If scanning messages to look for keywords infringes the law and our privacy rights and Google has to stop doing this, then I am sure that the company will use other contextual or behavior targeting strategies for these advertisements that in all likelihood will reduce their relevance, but advertisements will remain, one way or another. It makes no sense that the best email tool ever invented is also unable to make money for its owners, and it is hard to imagine a situation where email management becomes a paid service; although personally, I would be delighted.
If you are a business and in the email marketing business, this is the harsh reality: YOU ARE A NUISANCE. You are a nuisance to just about everybody who receives your mails; in the same way that tele-sales calls are a nuisance, that junk mail is a nuisance, and door-to-door selling is a nuisance. There is no point in trying to call what you do by another name than spam.
We should only receive messages that we have already asked to be sent: as simple as that. I can accept advertising on television—albeit with certain rules—that my program will be interrupted by advertisements that in part finance what I am watching, but I would prefer you kept out of my email inbox, and if you must show up, that do so as low priority, allowing me as a user to do with your mail what I please.

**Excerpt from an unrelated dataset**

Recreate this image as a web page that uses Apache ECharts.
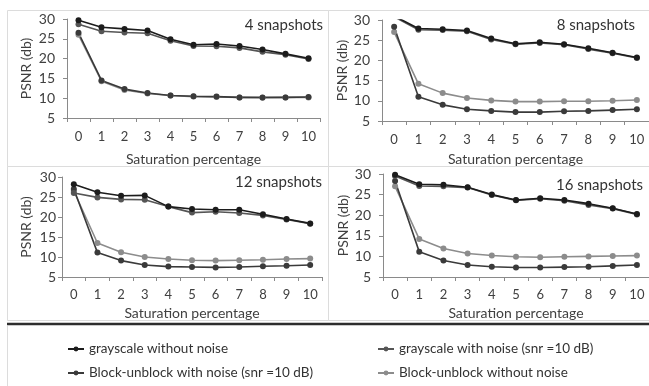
<!DOCTYPE html>
<html>
<head>
<meta charset="utf-8">
<script src="https://cdn.jsdelivr.net/npm/echarts@6/dist/echarts.min.js"></script>
<style>
  html, body { margin: 0; padding: 0; background: #ffffff; }
  #chart { width: 649px; height: 386px; }
</style>
</head>
<body>
<div id="chart"></div>
<script>
// saturation percentage categories
const categories = ["0", "1", "2", "3", "4", "5", "6", "7", "8", "9", "10"];
const panelTitles = ["4 snapshots", "8 snapshots", "12 snapshots", "16 snapshots"];
const seriesNames = [
  "grayscale without noise",
  "grayscale with noise (snr =10 dB)",
  "Block-unblock with noise (snr =10 dB)",
  "Block-unblock without noise",
];

// PSNR (db) per panel
const gray4 = [29.7, 27.9, 27.5, 27.1, 24.9, 23.5, 23.7, 23.2, 22.3, 21.2, 20.1];
const grayNoise4 = [28.7, 26.9, 26.6, 26.4, 24.5, 23.2, 23.1, 22.7, 21.7, 21.0, 19.9];
const blockNoise4 = [26.5, 14.5, 12.3, 11.3, 10.7, 10.5, 10.4, 10.2, 10.2, 10.2, 10.3];
const block4 = [26.0, 14.3, 12.1, 11.2, 10.7, 10.4, 10.3, 10.2, 10.1, 10.2, 10.2];

const gray8 = [31.0, 27.9, 27.7, 27.4, 25.4, 24.1, 24.5, 24.0, 23.0, 21.9, 20.7];
const grayNoise8 = [30.8, 27.6, 27.5, 27.2, 25.2, 24.0, 24.3, 23.9, 22.8, 21.8, 20.6];
const blockNoise8 = [28.3, 11.0, 9.0, 7.9, 7.5, 7.2, 7.2, 7.4, 7.5, 7.7, 7.9];
const block8 = [27.0, 14.2, 11.9, 10.7, 10.1, 9.8, 9.8, 9.9, 9.9, 10.0, 10.2];

const gray12 = [28.2, 26.2, 25.3, 25.4, 22.6, 22.0, 21.8, 21.8, 20.7, 19.5, 18.4];
const grayNoise12 = [26.0, 24.9, 24.4, 24.3, 22.6, 21.1, 21.3, 21.0, 20.4, 19.4, 18.3];
const blockNoise12 = [27.0, 11.1, 9.1, 8.0, 7.6, 7.5, 7.4, 7.5, 7.7, 7.8, 8.0];
const block12 = [26.5, 13.5, 11.2, 10.0, 9.5, 9.2, 9.1, 9.2, 9.3, 9.5, 9.6];

const gray16 = [29.8, 27.5, 27.4, 26.8, 25.0, 23.7, 24.1, 23.7, 22.8, 21.7, 20.3];
const grayNoise16 = [29.5, 27.1, 27.0, 26.7, 24.9, 23.6, 24.0, 23.5, 22.5, 21.6, 20.2];
const blockNoise16 = [28.3, 11.1, 9.0, 7.9, 7.5, 7.3, 7.3, 7.4, 7.5, 7.7, 7.9];
const block16 = [27.0, 14.2, 11.9, 10.7, 10.2, 9.9, 9.8, 9.9, 10.0, 10.1, 10.2];

const panelData = [
  [gray4, grayNoise4, blockNoise4, block4],
  [gray8, grayNoise8, blockNoise8, block8],
  [gray12, grayNoise12, blockNoise12, block12],
  [gray16, grayNoise16, blockNoise16, block16],
];

const colors = ["#1c1c1c", "#555555", "#3a3a3a", "#8c8c8c"];
const font = "Lato, 'Liberation Sans', sans-serif";
const textColor = "#404040";
const axisColor = "#8a8a8a";

// grid boxes for the four panels
const grids = [
  { left: 67, top: 19, width: 253, height: 99 },
  { left: 382, top: 20, width: 267, height: 101 },
  { left: 62, top: 177, width: 260, height: 100 },
  { left: 383, top: 174, width: 266, height: 103 },
];
const yLabelMargin = [12, 12, 6, 12];
const yNameGap = [34, 30, 29, 29];
const xNameGap = [34, 31, 29, 29];
const xLabelMargin = [12, 12, 11, 11];
const titlePos = [[323, 25], [635, 25], [322, 182], [643, 185]];

const chart = echarts.init(document.getElementById("chart"), null, { renderer: "canvas" });

const xAxes = grids.map((g, i) => ({
  type: "category",
  gridIndex: i,
  data: categories,
  boundaryGap: true,
  name: "Saturation percentage",
  nameLocation: "middle",
  nameGap: xNameGap[i],
  nameTextStyle: { color: textColor, fontSize: 14, fontFamily: font },
  axisLine: { lineStyle: { color: axisColor, width: 1 } },
  axisTick: { show: true, length: 4, alignWithLabel: false, lineStyle: { color: axisColor } },
  axisLabel: { color: textColor, fontSize: 13, fontFamily: font, margin: xLabelMargin[i], interval: 0 },
  splitLine: { show: false },
}));

const yAxes = grids.map((g, i) => ({
  type: "value",
  gridIndex: i,
  min: 5,
  max: 30,
  interval: 5,
  name: "PSNR (db)",
  nameLocation: "middle",
  nameGap: yNameGap[i],
  nameTextStyle: { color: textColor, fontSize: 14, fontFamily: font },
  axisLine: { show: true, lineStyle: { color: axisColor, width: 1 } },
  axisTick: { show: true, length: 4, lineStyle: { color: axisColor } },
  axisLabel: { color: textColor, fontSize: 14, fontFamily: font, margin: yLabelMargin[i] },
  splitLine: { show: false },
}));

const series = [];
panelData.forEach((sets, p) => {
  // draw lighter lines first so the black one sits on top
  [3, 2, 1, 0].forEach((k) => {
    series.push({
      name: seriesNames[k],
      type: "line",
      xAxisIndex: p,
      yAxisIndex: p,
      data: sets[k],
      color: colors[k],
      symbol: "circle",
      symbolSize: 6,
      lineStyle: { width: 1.6, color: colors[k] },
      itemStyle: { color: colors[k] },
      animation: false,
    });
  });
});

// panel frames, divider and snapshot labels
const graphics = [
  { type: "rect", shape: { x: 7.5, y: 10.5, width: 321, height: 156 }, style: { fill: null, stroke: "#dcdcdc", lineWidth: 1 } },
  { type: "rect", shape: { x: 328.5, y: 10.5, width: 330, height: 156 }, style: { fill: null, stroke: "#dcdcdc", lineWidth: 1 } },
  { type: "rect", shape: { x: 7.5, y: 166.5, width: 321, height: 154 }, style: { fill: null, stroke: "#dcdcdc", lineWidth: 1 } },
  { type: "rect", shape: { x: 328.5, y: 166.5, width: 330, height: 154 }, style: { fill: null, stroke: "#dcdcdc", lineWidth: 1 } },
  { type: "line", shape: { x1: 7, y1: 324, x2: 649, y2: 324 }, style: { stroke: "#2e2e2e", lineWidth: 2.5 } },
  { type: "line", shape: { x1: 7.5, y1: 326, x2: 7.5, y2: 386 }, style: { stroke: "#dcdcdc", lineWidth: 1 } },
];
panelTitles.forEach((t, i) => {
  graphics.push({
    type: "text",
    x: titlePos[i][0],
    y: titlePos[i][1],
    style: {
      text: t,
      fill: "#333333",
      font: "15px " + font,
      textAlign: "right",
      textVerticalAlign: "middle",
    },
  });
});

const legendBase = {
  orient: "vertical",
  top: 337,
  itemWidth: 16,
  itemHeight: 6,
  itemGap: 10,
  textStyle: { color: "#333333", fontSize: 13.5, fontFamily: font },
};

chart.setOption({
  backgroundColor: "#ffffff",
  animation: false,
  grid: grids.map((g) => Object.assign({ containLabel: false }, g)),
  xAxis: xAxes,
  yAxis: yAxes,
  series: series,
  legend: [
    Object.assign({}, legendBase, { left: 62, data: [seriesNames[0], seriesNames[2]] }),
    Object.assign({}, legendBase, { left: 372, data: [seriesNames[1], seriesNames[3]] }),
  ],
  graphic: graphics,
});

window.addEventListener("resize", () => chart.resize());
</script>
</body>
</html>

Promotional emails are the equivalent to making it legal for a company to send a salesperson round to our home to be permanently at our side shouting in our ear every time we try to talk to a friend or colleague. The use of email for promotional purposes to invade our inbox by companies seeking to capture our attention is the result of an age of excesses that were never properly punished, and that can only be described as an offense against common sense.